Different algorithms and tools have been presented for solving ILP models, but due to the complexity of the problem, solving large models is still a computational challenge. One of the practical solutions to overcome the huge state space created from ILP models is development of algorithms adapted to a family of models using their common characteristics that are not public [3], [13], [27]. Branch and Bound (B&B) is one of the algorithm design paradigms that enables using spacial characteristics of problems to prone the state space.
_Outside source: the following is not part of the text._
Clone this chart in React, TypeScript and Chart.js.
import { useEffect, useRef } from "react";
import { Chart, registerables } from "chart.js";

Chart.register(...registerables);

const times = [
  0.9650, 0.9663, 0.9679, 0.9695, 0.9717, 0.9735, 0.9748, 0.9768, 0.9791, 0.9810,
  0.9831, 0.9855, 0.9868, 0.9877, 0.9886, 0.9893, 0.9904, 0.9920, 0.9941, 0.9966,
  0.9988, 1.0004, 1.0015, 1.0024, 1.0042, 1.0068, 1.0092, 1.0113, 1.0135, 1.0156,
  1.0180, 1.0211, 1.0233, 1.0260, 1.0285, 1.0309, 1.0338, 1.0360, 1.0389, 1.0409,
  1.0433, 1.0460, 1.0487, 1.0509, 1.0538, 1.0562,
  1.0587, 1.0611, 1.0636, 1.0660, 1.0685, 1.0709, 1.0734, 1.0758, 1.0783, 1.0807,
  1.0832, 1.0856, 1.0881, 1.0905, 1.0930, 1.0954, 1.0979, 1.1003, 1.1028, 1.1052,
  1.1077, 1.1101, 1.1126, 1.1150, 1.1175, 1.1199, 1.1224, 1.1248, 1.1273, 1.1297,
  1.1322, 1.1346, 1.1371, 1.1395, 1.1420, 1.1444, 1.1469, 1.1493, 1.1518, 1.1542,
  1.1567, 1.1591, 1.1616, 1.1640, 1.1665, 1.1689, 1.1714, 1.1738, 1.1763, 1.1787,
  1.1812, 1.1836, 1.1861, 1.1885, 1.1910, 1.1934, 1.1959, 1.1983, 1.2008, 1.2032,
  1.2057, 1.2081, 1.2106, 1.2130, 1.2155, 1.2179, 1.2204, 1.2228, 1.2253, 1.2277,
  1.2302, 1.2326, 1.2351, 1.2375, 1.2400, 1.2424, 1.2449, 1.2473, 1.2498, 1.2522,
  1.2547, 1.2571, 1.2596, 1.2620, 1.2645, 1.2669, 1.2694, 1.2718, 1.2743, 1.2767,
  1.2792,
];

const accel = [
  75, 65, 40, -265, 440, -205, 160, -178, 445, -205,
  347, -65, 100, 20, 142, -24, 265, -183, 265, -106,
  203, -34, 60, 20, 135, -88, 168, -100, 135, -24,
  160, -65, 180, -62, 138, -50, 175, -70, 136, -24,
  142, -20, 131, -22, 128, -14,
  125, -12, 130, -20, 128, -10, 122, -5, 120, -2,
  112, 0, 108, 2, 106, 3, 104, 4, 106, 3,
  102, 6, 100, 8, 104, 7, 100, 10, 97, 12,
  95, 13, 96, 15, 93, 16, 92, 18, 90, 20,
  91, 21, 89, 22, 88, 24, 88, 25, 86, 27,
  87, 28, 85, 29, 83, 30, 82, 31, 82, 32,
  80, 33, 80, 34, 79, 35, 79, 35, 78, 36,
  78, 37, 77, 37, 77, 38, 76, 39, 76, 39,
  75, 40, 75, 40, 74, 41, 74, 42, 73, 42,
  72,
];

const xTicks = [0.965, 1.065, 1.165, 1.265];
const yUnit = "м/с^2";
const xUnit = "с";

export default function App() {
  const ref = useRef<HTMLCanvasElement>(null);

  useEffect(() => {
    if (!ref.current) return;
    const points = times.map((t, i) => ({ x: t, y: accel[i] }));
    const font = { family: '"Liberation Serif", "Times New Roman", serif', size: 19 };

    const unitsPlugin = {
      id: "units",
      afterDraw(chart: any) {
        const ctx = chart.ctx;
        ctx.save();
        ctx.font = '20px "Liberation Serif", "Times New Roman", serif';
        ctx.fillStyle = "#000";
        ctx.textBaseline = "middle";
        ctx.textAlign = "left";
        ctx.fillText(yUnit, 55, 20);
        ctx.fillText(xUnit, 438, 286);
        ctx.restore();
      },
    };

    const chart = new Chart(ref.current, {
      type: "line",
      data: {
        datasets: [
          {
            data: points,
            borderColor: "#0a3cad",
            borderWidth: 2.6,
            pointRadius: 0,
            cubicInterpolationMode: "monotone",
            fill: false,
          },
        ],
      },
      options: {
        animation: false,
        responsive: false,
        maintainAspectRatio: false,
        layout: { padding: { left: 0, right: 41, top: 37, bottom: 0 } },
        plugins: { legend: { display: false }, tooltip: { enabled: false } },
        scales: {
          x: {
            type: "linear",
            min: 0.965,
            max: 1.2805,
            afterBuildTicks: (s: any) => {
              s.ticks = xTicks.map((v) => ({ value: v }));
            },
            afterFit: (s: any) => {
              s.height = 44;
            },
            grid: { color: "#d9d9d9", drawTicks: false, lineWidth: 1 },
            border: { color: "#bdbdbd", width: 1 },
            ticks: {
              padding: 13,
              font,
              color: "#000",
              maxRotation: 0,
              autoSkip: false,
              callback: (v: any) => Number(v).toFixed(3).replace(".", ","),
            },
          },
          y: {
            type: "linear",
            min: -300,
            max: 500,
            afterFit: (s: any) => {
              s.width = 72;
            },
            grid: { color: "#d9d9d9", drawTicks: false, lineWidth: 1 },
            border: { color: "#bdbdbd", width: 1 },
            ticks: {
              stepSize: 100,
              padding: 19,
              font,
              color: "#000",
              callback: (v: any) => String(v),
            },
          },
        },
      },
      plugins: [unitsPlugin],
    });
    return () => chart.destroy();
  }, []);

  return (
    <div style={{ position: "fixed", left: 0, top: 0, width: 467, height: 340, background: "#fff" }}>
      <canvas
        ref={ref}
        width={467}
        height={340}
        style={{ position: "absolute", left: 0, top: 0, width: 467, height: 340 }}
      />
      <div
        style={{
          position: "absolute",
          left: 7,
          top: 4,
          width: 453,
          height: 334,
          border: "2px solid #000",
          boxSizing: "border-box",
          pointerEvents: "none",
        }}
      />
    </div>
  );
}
B&B algorithms address optimization problems by organizing the set of candidate solutions as a tree structure, called the search tree, and systematic enumeration of its nodes. There are three algorithmic components that guide the behavior of a B&B algorithm: the search strategy, the branching strategy, and the pruning rules [21]. The search strategy determines how to traverse the search tree. During tree traversal, B&B algorithms process each node and recursively split the search space into smaller spaces where this splitting is called branching. Instead of brute-force processing of all the tree branches, a B&B algorithm uses an approximation function to estimate lower/upper bound for each branch and prune it if is not promising. In fact, a non-promising branch is a sub-space that can be verified does not include the optimal solution. The most common approximation function for B&B algorithms in ILP solvers is LP relaxation [30], where at each node of the search tree, the bound is obtained by solving the relaxed ILP.
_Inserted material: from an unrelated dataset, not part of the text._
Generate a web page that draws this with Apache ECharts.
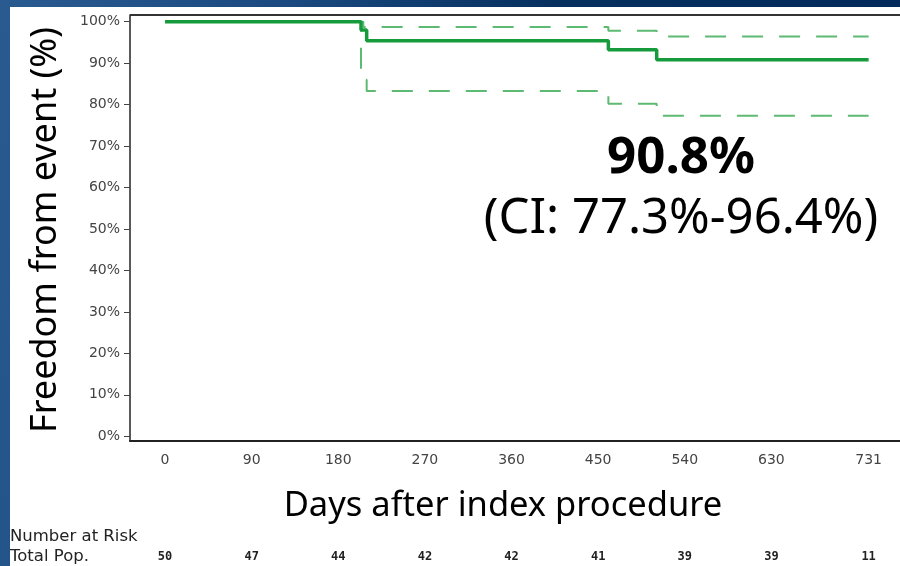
<!DOCTYPE html>
<html>
<head>
<meta charset="utf-8">
<script src="https://cdn.jsdelivr.net/npm/echarts@6/dist/echarts.min.js"></script>
<style>
html,body{margin:0;padding:0;}
#chart{width:900px;height:566px;}
</style>
</head>
<body>
<div id="chart"></div>
<script>
// ---- data ----
const eventDays = [0, 203.6, 209.5, 460.6, 510.8, 731];
const survival = [100, 98, 95.4, 93.2, 90.8, 90.8];
const lowerCI = [100, 86, 83.3, 80.2, 77.3, 77.3];
const upperDays = [0, 206, 460.6, 510.8, 731];
const upperCI = [100, 98.7, 97.8, 96.4, 96.4];
const xTickValues = [0, 90, 180, 270, 360, 450, 540, 630, 731];
const yTickValues = [0, 10, 20, 30, 40, 50, 60, 70, 80, 90, 100];
const atRiskCounts = [50, 47, 44, 42, 42, 41, 39, 39, 11];
const xTitle = 'Days after index procedure';
const yTitle = 'Freedom from event (%)';
const headline = '90.8%';
const ciText = '(CI: 77.3%-96.4%)';

const pair = (xs, ys) => xs.map((x, i) => [x, ys[i]]);

const chart = echarts.init(document.getElementById('chart'), null, {renderer: 'canvas'});
const mainGreen = '#169b3c';
const ciGreen = '#5cba72';
const X_MIN = -36.4, X_MAX = 763.6;

chart.setOption({
  animation: false,
  backgroundColor: {
    type: 'linear', x: 0, y: 0, x2: 1, y2: 0.3,
    colorStops: [{offset: 0, color: '#2a5b90'}, {offset: 0.3, color: '#1a4a80'}, {offset: 0.6, color: '#07305f'}, {offset: 1, color: '#032a5a'}]
  },
  graphic: [
    {type: 'rect', z: -10, shape: {x: 10, y: 7, width: 890, height: 559}, style: {fill: '#ffffff'}},
    {type: 'line', z: 5, shape: {x1: 130, y1: 15, x2: 900, y2: 15}, style: {stroke: '#333', lineWidth: 2}},
    {type: 'text', x: 681, y: 158, style: {text: headline, font: 'bold 51px "Noto Sans"', fill: '#000', align: 'center', verticalAlign: 'middle'}},
    {type: 'text', x: 681, y: 219, style: {text: ciText, font: '49px "Noto Sans"', fill: '#000', align: 'center', verticalAlign: 'middle'}},
    {type: 'text', x: 503, y: 506, style: {text: xTitle, font: '34.5px "Noto Sans"', fill: '#000', align: 'center', verticalAlign: 'middle'}},
    {type: 'text', x: 46, y: 230, rotation: Math.PI / 2, style: {text: yTitle, font: '36px "Noto Sans"', fill: '#000', align: 'center', verticalAlign: 'middle'}},
    {type: 'text', x: 10, y: 537, style: {text: 'Number at Risk', font: '16.5px "DejaVu Sans"', fill: '#222', align: 'left', verticalAlign: 'middle'}},
    {type: 'text', x: 10, y: 557, style: {text: 'Total Pop.', font: '16.5px "DejaVu Sans"', fill: '#222', align: 'left', verticalAlign: 'middle'}}
  ],
  grid: {left: 130, top: 15, right: 0, bottom: 125, containLabel: false},
  xAxis: [
    {
      type: 'value', min: X_MIN, max: X_MAX,
      axisLine: {show: true, onZero: false, lineStyle: {color: '#222', width: 2}},
      axisTick: {show: false},
      splitLine: {show: false},
      axisLabel: {customValues: xTickValues, margin: 12, fontFamily: 'DejaVu Sans', fontSize: 14, color: '#444'}
    },
    {
      type: 'value', min: X_MIN, max: X_MAX, position: 'bottom', offset: 104,
      axisLine: {show: false, onZero: false}, axisTick: {show: false}, splitLine: {show: false},
      axisLabel: {
        customValues: xTickValues, margin: 6,
        fontFamily: 'DejaVu Sans Mono', fontSize: 12, fontWeight: 'bold', color: '#222',
        formatter: (v) => { const i = xTickValues.indexOf(v); return i >= 0 ? String(atRiskCounts[i]) : ''; }
      }
    }
  ],
  yAxis: {
    type: 'value', min: -1.13, max: 101.6,
    axisLine: {show: true, onZero: false, lineStyle: {color: '#222', width: 1.5}},
    axisTick: {show: true, customValues: yTickValues, length: 6, lineStyle: {color: '#444'}},
    splitLine: {show: false},
    axisLabel: {customValues: yTickValues, margin: 10, fontFamily: 'DejaVu Sans', fontSize: 14, color: '#444', formatter: (v) => v + '%'}
  },
  series: [
    {
      type: 'line', step: 'end', data: pair(eventDays, lowerCI), showSymbol: false, z: 2,
      lineStyle: {color: ciGreen, width: 2, type: [21, 16]}
    },
    {
      type: 'line', step: 'end', data: pair(upperDays, upperCI), showSymbol: false, z: 2,
      lineStyle: {color: ciGreen, width: 2, type: [21, 16]}
    },
    {
      type: 'line', step: 'end', data: pair(eventDays, survival), showSymbol: false, z: 3,
      lineStyle: {color: mainGreen, width: 3.5}
    }
  ]
});
</script>
</body>
</html>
High performance computing enables simultaneous usage of multiple processing resources by developing parallel algorithms to achieve reasonable execution time during solving computationally expensive problems. A Parallel B&B (PB&B) algorithm runs multiple processes simultaneously on the search tree. In a PB&B that uses LP relaxation technique, processing of the search tree can occurs in different granularities. In sub-node parallelism a parallel LP relaxation algorithm runs at each node of the search tree. Also, node parallelism enables processing different nodes simultaneously. Dividing the search tree into a number of sub-trees and processing them in parallel is called sub-tree parallelism. Tree parallelism is the most coarse grain granularity and is the processing of different copies of the search tree in parallel with different strategies, and any process that finds a new band shares it with other processes. Some times, a PB&B is the mix of different granularities, as well.
In this paper we propose two PB&B algorithms for solving ILP models derived from behavioral synthesis by providing sub-node / node parallelism on multi-core platforms. The main contributions of this paper are:
- -
Representing resource constrained behavioral synthesis problems (Scheduling, resource allocation and binding) in the form of ILP models.
- -
Developing two fast parallel B&B algorithms with different tree parallelism strategies for solving the ILP models derived from behavioral synthesis.
- -
Applying memory efficient techniques for encoding the search tree nodes of the proposed B&B algorithm.
- -
Using problem metadata to present a best-first tree traversal method for guiding the search.
We used Media Bench [19] DFGs to derive a set of large ILP models that support behavioral synthesis of digital circuits, and we studied their features to optimize the models and develop two efficient parallel algorithms for solving them. Then, we implemented the proposed algorithms by C++ and OpenMP library and applied it to the set of models. Also, we tried to solve the models by IBM ILOG CPLEX 12.6 [4] optimizer which is a state of the art MILP solver supporting parallel processing. The experimental results verify that our B&B approach is scalable for solving ILP models derived from behavioral synthesis and it outperforms CPLEX so that both the proposed algorithms can solve models with more than 2000 decision variables and 1000 constraints, while CPLEX cannot solve models with more than 550 variables / constraints.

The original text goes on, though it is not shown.